■ **Data for the task**
---------------

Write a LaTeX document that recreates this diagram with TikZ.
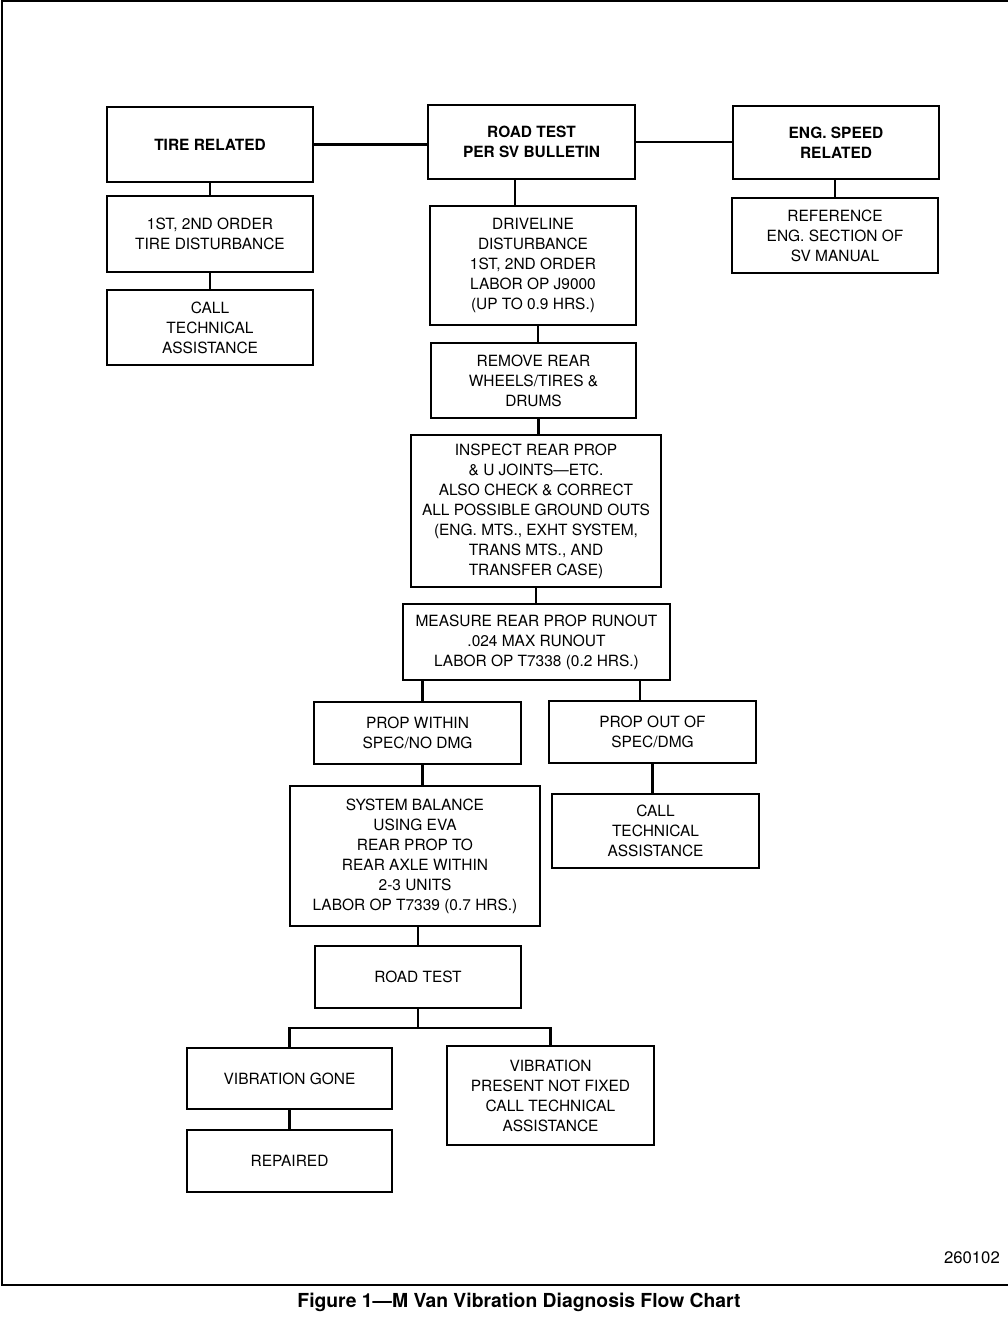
\documentclass[tikz,border=0pt]{standalone}
\usepackage{fontspec}
\setmainfont{TeX Gyre Heros}
\usetikzlibrary{positioning,calc}

\begin{document}
\begin{tikzpicture}[
    flowbox/.style={rectangle, draw, line width=1.1pt, align=center,
                    inner sep=0pt, minimum width=4.12cm, minimum height=1.5cm,
                    font=\fontsize{8.8}{11.4}\selectfont},
    headbox/.style={flowbox, font=\fontsize{8.8}{11.4}\selectfont\bfseries},
    link/.style={line width=1.3pt}
]
\useasboundingbox (0,0) rectangle (20.16,-26.56);

% Frame
\draw[line width=1.3pt] (20.2,-0.02) -| (0.04,-25.70) -- (20.2,-25.70);

% Top row
\node[headbox] (tire) at (4.20,-2.89) {TIRE RELATED};
\node[headbox, minimum width=4.14cm, minimum height=1.48cm] (road) at (10.63,-2.84) {ROAD TEST\\PER SV BULLETIN};
\node[headbox, minimum height=1.46cm] (eng) at (16.72,-2.85) {ENG. SPEED\\RELATED};

% Left column
\node[flowbox, minimum height=1.52cm] (tiredist) at (4.20,-4.68) {1ST, 2ND ORDER\\TIRE DISTURBANCE};
\node[flowbox] (calltire) at (4.20,-6.55) {CALL\\TECHNICAL\\ASSISTANCE};

% Right column
\node[flowbox] (engref) at (16.70,-4.71) {REFERENCE\\ENG. SECTION OF\\SV MANUAL};

% Driveline path
\node[flowbox, minimum height=2.38cm] (driveline) at (10.66,-5.31) {DRIVELINE\\DISTURBANCE\\1ST, 2ND ORDER\\LABOR OP J9000\\(UP TO 0.9 HRS.)};
\node[flowbox, minimum width=4.10cm] (remove) at (10.67,-7.61) {REMOVE REAR\\WHEELS/TIRES \&\\DRUMS};
\node[flowbox, minimum width=5.00cm, minimum height=3.04cm] (inspect) at (10.72,-10.22) {INSPECT REAR PROP\\\& U JOINTS---ETC.\\ALSO CHECK \& CORRECT\\ALL POSSIBLE GROUND OUTS\\(ENG. MTS., EXHT SYSTEM,\\TRANS MTS., AND\\TRANSFER CASE)};
\node[flowbox, minimum width=5.34cm, minimum height=1.52cm] (measure) at (10.73,-12.84) {MEASURE REAR PROP RUNOUT\\.024 MAX RUNOUT\\LABOR OP T7338 (0.2 HRS.)};

% Runout branches
\node[flowbox, minimum width=4.14cm, minimum height=1.24cm] (within) at (8.35,-14.66) {PROP WITHIN\\SPEC/NO DMG};
\node[flowbox, minimum width=4.14cm, minimum height=1.24cm] (outspec) at (13.05,-14.64) {PROP OUT OF\\SPEC/DMG};
\node[flowbox, minimum width=4.14cm, minimum height=1.48cm] (callprop) at (13.11,-16.62) {CALL\\TECHNICAL\\ASSISTANCE};
\node[flowbox, minimum width=5.00cm, minimum height=2.80cm] (balance) at (8.30,-17.12) {SYSTEM BALANCE\\USING EVA\\REAR PROP TO\\REAR AXLE WITHIN\\2-3 UNITS\\LABOR OP T7339 (0.7 HRS.)};
\node[flowbox, minimum height=1.24cm] (roadtest) at (8.36,-19.54) {ROAD TEST};

% Results
\node[flowbox, minimum width=4.10cm, minimum height=1.22cm] (gone) at (5.79,-21.57) {VIBRATION GONE};
\node[flowbox, minimum width=4.14cm, minimum height=1.98cm] (present) at (11.01,-21.91) {VIBRATION\\PRESENT NOT FIXED\\CALL TECHNICAL\\ASSISTANCE};
\node[flowbox, minimum width=4.10cm, minimum height=1.24cm] (repaired) at (5.79,-23.22) {REPAIRED};
\coordinate (split) at (8.36,-20.56);

% Connectors
\draw[link] (tire) -- (tire -| road.west);
\draw[link] (road.east) -- (road.east -| eng.west);
\draw[link] (tire.south) -- (tire.south |- tiredist.north);
\draw[link] (tiredist.south) -- (tiredist.south |- calltire.north);
\draw[link] ([xshift=-0.02cm]eng.south) -- ([xshift=-0.02cm]eng.south |- engref.north);
\draw[link] ([xshift=-0.33cm]road.south) -- ([xshift=-0.33cm]road.south |- driveline.north);
\draw[link] ([xshift=0.1cm]driveline.south) -- ([xshift=0.1cm]driveline.south |- remove.north);
\draw[link] ([xshift=0.1cm]remove.south) -- ([xshift=0.1cm]remove.south |- inspect.north);
\draw[link] (inspect.south) -- (inspect.south |- measure.north);
\draw[link] ([xshift=0.1cm]within.north) -- ([xshift=0.1cm]within.north |- measure.south);
\draw[link] ([xshift=-0.25cm]outspec.north) -- ([xshift=-0.25cm]outspec.north |- measure.south);
\draw[link] (outspec.south) -- (outspec.south |- callprop.north);
\draw[link] ([xshift=0.1cm]within.south) -- ([xshift=0.1cm]within.south |- balance.north);
\draw[link] (roadtest.north) -- (roadtest.north |- balance.south);
\draw[link] (roadtest.south) -- (split);
\draw[link] (gone.north) |- (split) -| (present.north);
\draw[link] (gone.south) -- (gone.south |- repaired.north);

% Caption and figure number
\node[anchor=east, font=\fontsize{9.5}{11}\selectfont] (fignum) at (20.12,-25.16) {260102};
\node[font=\fontsize{11}{13}\selectfont\bfseries] (caption) at (10.38,-26.04) {Figure 1---M Van Vibration Diagnosis Flow Chart};

\end{tikzpicture}
\end{document}
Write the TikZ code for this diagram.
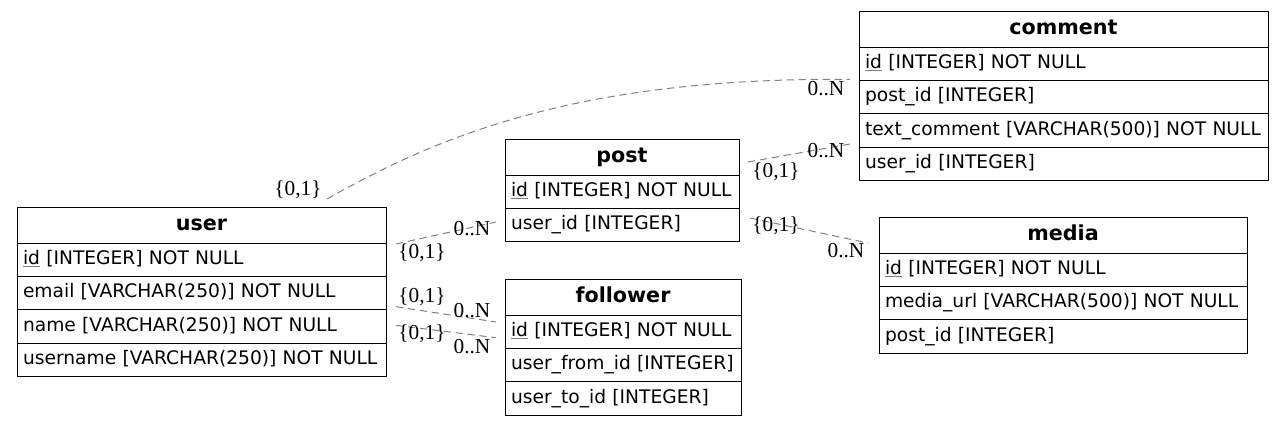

---------------

■ **Work to be completed**
Repeat the entries exactly and keep the pictures out of the copy.

■ **Finished answer**
Write a LaTeX document that recreates this diagram with TikZ.
\documentclass[tikz,border=0pt]{standalone}
\usepackage{fontspec}
\setmainfont{TeX Gyre Heros}
\usetikzlibrary{positioning,calc}

\begin{document}
\begin{tikzpicture}[
    flowbox/.style={rectangle, draw, line width=1.1pt, align=center,
                    inner sep=0pt, minimum width=4.12cm, minimum height=1.5cm,
                    font=\fontsize{8.8}{11.4}\selectfont},
    headbox/.style={flowbox, font=\fontsize{8.8}{11.4}\selectfont\bfseries},
    link/.style={line width=1.3pt}
]
\useasboundingbox (0,0) rectangle (20.16,-26.56);

% Frame
\draw[line width=1.3pt] (20.2,-0.02) -| (0.04,-25.70) -- (20.2,-25.70);

% Top row
\node[headbox] (tire) at (4.20,-2.89) {TIRE RELATED};
\node[headbox, minimum width=4.14cm, minimum height=1.48cm] (road) at (10.63,-2.84) {ROAD TEST\\PER SV BULLETIN};
\node[headbox, minimum height=1.46cm] (eng) at (16.72,-2.85) {ENG. SPEED\\RELATED};

% Left column
\node[flowbox, minimum height=1.52cm] (tiredist) at (4.20,-4.68) {1ST, 2ND ORDER\\TIRE DISTURBANCE};
\node[flowbox] (calltire) at (4.20,-6.55) {CALL\\TECHNICAL\\ASSISTANCE};

% Right column
\node[flowbox] (engref) at (16.70,-4.71) {REFERENCE\\ENG. SECTION OF\\SV MANUAL};

% Driveline path
\node[flowbox, minimum height=2.38cm] (driveline) at (10.66,-5.31) {DRIVELINE\\DISTURBANCE\\1ST, 2ND ORDER\\LABOR OP J9000\\(UP TO 0.9 HRS.)};
\node[flowbox, minimum width=4.10cm] (remove) at (10.67,-7.61) {REMOVE REAR\\WHEELS/TIRES \&\\DRUMS};
\node[flowbox, minimum width=5.00cm, minimum height=3.04cm] (inspect) at (10.72,-10.22) {INSPECT REAR PROP\\\& U JOINTS---ETC.\\ALSO CHECK \& CORRECT\\ALL POSSIBLE GROUND OUTS\\(ENG. MTS., EXHT SYSTEM,\\TRANS MTS., AND\\TRANSFER CASE)};
\node[flowbox, minimum width=5.34cm, minimum height=1.52cm] (measure) at (10.73,-12.84) {MEASURE REAR PROP RUNOUT\\.024 MAX RUNOUT\\LABOR OP T7338 (0.2 HRS.)};

% Runout branches
\node[flowbox, minimum width=4.14cm, minimum height=1.24cm] (within) at (8.35,-14.66) {PROP WITHIN\\SPEC/NO DMG};
\node[flowbox, minimum width=4.14cm, minimum height=1.24cm] (outspec) at (13.05,-14.64) {PROP OUT OF\\SPEC/DMG};
\node[flowbox, minimum width=4.14cm, minimum height=1.48cm] (callprop) at (13.11,-16.62) {CALL\\TECHNICAL\\ASSISTANCE};
\node[flowbox, minimum width=5.00cm, minimum height=2.80cm] (balance) at (8.30,-17.12) {SYSTEM BALANCE\\USING EVA\\REAR PROP TO\\REAR AXLE WITHIN\\2-3 UNITS\\LABOR OP T7339 (0.7 HRS.)};
\node[flowbox, minimum height=1.24cm] (roadtest) at (8.36,-19.54) {ROAD TEST};

% Results
\node[flowbox, minimum width=4.10cm, minimum height=1.22cm] (gone) at (5.79,-21.57) {VIBRATION GONE};
\node[flowbox, minimum width=4.14cm, minimum height=1.98cm] (present) at (11.01,-21.91) {VIBRATION\\PRESENT NOT FIXED\\CALL TECHNICAL\\ASSISTANCE};
\node[flowbox, minimum width=4.10cm, minimum height=1.24cm] (repaired) at (5.79,-23.22) {REPAIRED};
\coordinate (split) at (8.36,-20.56);

% Connectors
\draw[link] (tire) -- (tire -| road.west);
\draw[link] (road.east) -- (road.east -| eng.west);
\draw[link] (tire.south) -- (tire.south |- tiredist.north);
\draw[link] (tiredist.south) -- (tiredist.south |- calltire.north);
\draw[link] ([xshift=-0.02cm]eng.south) -- ([xshift=-0.02cm]eng.south |- engref.north);
\draw[link] ([xshift=-0.33cm]road.south) -- ([xshift=-0.33cm]road.south |- driveline.north);
\draw[link] ([xshift=0.1cm]driveline.south) -- ([xshift=0.1cm]driveline.south |- remove.north);
\draw[link] ([xshift=0.1cm]remove.south) -- ([xshift=0.1cm]remove.south |- inspect.north);
\draw[link] (inspect.south) -- (inspect.south |- measure.north);
\draw[link] ([xshift=0.1cm]within.north) -- ([xshift=0.1cm]within.north |- measure.south);
\draw[link] ([xshift=-0.25cm]outspec.north) -- ([xshift=-0.25cm]outspec.north |- measure.south);
\draw[link] (outspec.south) -- (outspec.south |- callprop.north);
\draw[link] ([xshift=0.1cm]within.south) -- ([xshift=0.1cm]within.south |- balance.north);
\draw[link] (roadtest.north) -- (roadtest.north |- balance.south);
\draw[link] (roadtest.south) -- (split);
\draw[link] (gone.north) |- (split) -| (present.north);
\draw[link] (gone.south) -- (gone.south |- repaired.north);

% Caption and figure number
\node[anchor=east, font=\fontsize{9.5}{11}\selectfont] (fignum) at (20.12,-25.16) {260102};
\node[font=\fontsize{11}{13}\selectfont\bfseries] (caption) at (10.38,-26.04) {Figure 1---M Van Vibration Diagnosis Flow Chart};

\end{tikzpicture}
\end{document}
Write the TikZ code for this diagram.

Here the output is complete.